Saturday, March 15, 2008

Information as Social Capital

I have a friend who bitches and moans about the artificiality of postmodern life. He says he wants to go back to the Amazon and be jungle ranger again. I have absolutely no problem with living in the 21st century. When else can a tech illiterate such as myself find Yuga's estimates about the NBN-ZTE deal? He reckons its a worthwhile project and would have indeed covered the whole country. In Abe's opinion those who wanted to stick their greedy little hands in the this sweet deal of a honeypot had this strategy in mind:
For huge projects like this, the “payouts” are drawn from wholesale discounts.

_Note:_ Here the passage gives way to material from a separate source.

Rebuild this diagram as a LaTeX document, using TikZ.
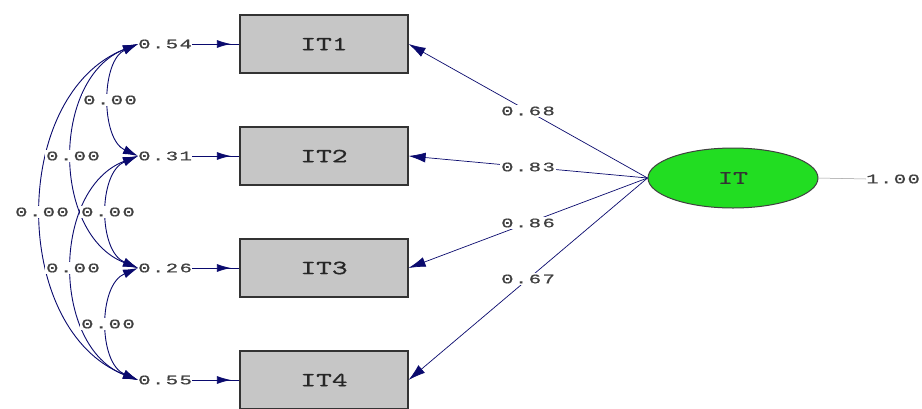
\documentclass[tikz,border=0pt]{standalone}
\usepackage{fontspec}
\usetikzlibrary{arrows.meta,decorations.markings,shapes.geometric}
\newfontfamily\numfont[FakeStretch=1.6,LetterSpace=10,FakeBold=0.6]{Liberation Mono}
\newfontfamily\boxfont[FakeStretch=1.5,FakeBold=0.6]{lmmono10-regular.otf}
\definecolor{navyc}{HTML}{0A0A6E}
\definecolor{txt}{HTML}{404040}
\definecolor{boxfill}{HTML}{C6C6C6}
\definecolor{ellfill}{HTML}{22DD22}
\begin{document}
\begin{tikzpicture}[x=1pt,y=-1pt,
  obs/.style={draw=black!80, line width=1.2pt, fill=boxfill, minimum width=168pt, minimum height=58pt, inner sep=0pt, font=\boxfont\fontsize{20}{20}\selectfont, text=black!85},
  lat/.style={ellipse, draw=black!75, line width=1pt, fill=ellfill, minimum width=170pt, minimum height=60pt, inner sep=0pt, font=\boxfont\fontsize{19}{19}\selectfont, text=black!80},
  num/.style={font=\numfont\fontsize{13}{13}\selectfont, text=txt, inner sep=1.5pt, fill=white},
  errlab/.style={num, inner sep=0pt, anchor=west},
  load/.style={navyc, line width=0.7pt, -{Latex[length=17pt,width=10pt]}},
  cov/.style={navyc, line width=0.9pt, {Latex[length=15pt,width=9pt]}-{Latex[length=15pt,width=9pt]}},
  errarr/.style={navyc, line width=0.8pt, decoration={markings, mark=at position 0.82 with {\arrow{Latex[length=14pt,width=8pt]}}}, postaction={decorate}}
]
\useasboundingbox (0,0) rectangle (922,408);
\clip (0,0) rectangle (922,408);
\fill[white] (0,0) rectangle (922,408);

% observed variables
\node[obs] (b1) at (324,44) {IT1};
\node[obs] (b2) at (324,156) {IT2};
\node[obs] (b3) at (324,268) {IT3};
\node[obs] (b4) at (324,380) {IT4};

% latent
\node[lat] (IT) at (733,178) {IT};

% error labels
\node[errlab] (e1) at (138,44) {0.54};
\node[errlab] (e2) at (138,156) {0.31};
\node[errlab] (e3) at (138,268) {0.26};
\node[errlab] (e4) at (138,380) {0.55};

\draw[errarr] (e1.east) -- (b1.west);
\draw[errarr] (e2.east) -- (b2.west);
\draw[errarr] (e3.east) -- (b3.west);
\draw[errarr] (e4.east) -- (b4.west);

% covariance curves
\draw[cov] (e1.west) .. controls +(-128,50) and +(-128,-50) .. coordinate[pos=0.5] (m14) (e4.west);
\draw[cov] (e1.west) .. controls +(-86.7,34) and +(-86.7,-34) .. coordinate[pos=0.5] (m13) (e3.west);
\draw[cov] (e2.west) .. controls +(-86.7,33) and +(-86.7,-33) .. coordinate[pos=0.5] (m24) (e4.west);
\draw[cov] (e1.west) .. controls +(-37.3,17) and +(-37.3,-17) .. coordinate[pos=0.5] (m12) (e2.west);
\draw[cov] (e2.west) .. controls +(-40,17) and +(-40,-17) .. coordinate[pos=0.5] (m23) (e3.west);
\draw[cov] (e3.west) .. controls +(-40,17) and +(-40,-17) .. coordinate[pos=0.5] (m34) (e4.west);

\node[num] (l12) at (m12) {0.00};
\node[num] (l13) at (m13) {0.00};
\node[num] (l14) at (m14) {0.00};
\node[num] (l23) at (m23) {0.00};
\node[num] (l24) at (m24) {0.00};
\node[num] (l34) at (m34) {0.00};

% loadings
\draw[load] (IT.west) -- node[num,pos=0.5] {0.68} (b1.east);
\draw[load] (IT.west) -- node[num,pos=0.5] {0.83} (b2.east);
\draw[load] (IT.west) -- node[num,pos=0.5] {0.86} (b3.east);
\draw[load] (IT.west) -- node[num,pos=0.5] {0.67} (b4.east);

% variance of latent
\node[num, anchor=west, inner sep=0pt] (v) at (866,179) {1.00};
\draw[black!40, line width=0.5pt] (IT.east) -- (v.west);
\end{tikzpicture}
\end{document}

So, instead of say a 30% discount to nab the deal, they’ll charge in full and re-allocate the 30% corporate discount to the pockets of those who will guarantee the approval of the project. Incidentally, a 30% discount amounts to $100M so it’s not a bad deal after all, if that were the case. That way, the Bill of Quantities will still pass thru rigid scrutiny.

Read also:
Politics in the Age of Information

2 comments:

Anonymous said...

Heh, what else would you get from governments... governments all over the world demonized profit on paper. Thus, they allow room for corruption.

Consider that, say, Department X has a budget of PHP 50 Million for one whole year, but the procurements management and cost cutting at Department X was so good that he reduced expenditures to PHP 40 Million. What happens next year? Does Department X get rewarded? NO! Their budget gets slashed by 10 Million and now have a budget of PHP 40 Million for the whole year.

So what would the guys who do the procurements and cost-cutting do? They pocket the 10 Million. Afterwards they are called corrupt.

sparks said...

governments all over the world demonized profit on paper

I don't think government is in place to demonise anything. Governments are not businesses. They're not meant to make profit.

Unless they operate state-owned enterprises, in which case they need to generate profit. It is understood that since they raise capital through public funds, and operate on public funds, that profits go back to government to be re-invested in the SOE.

Now China is one giant State-owned enterprise.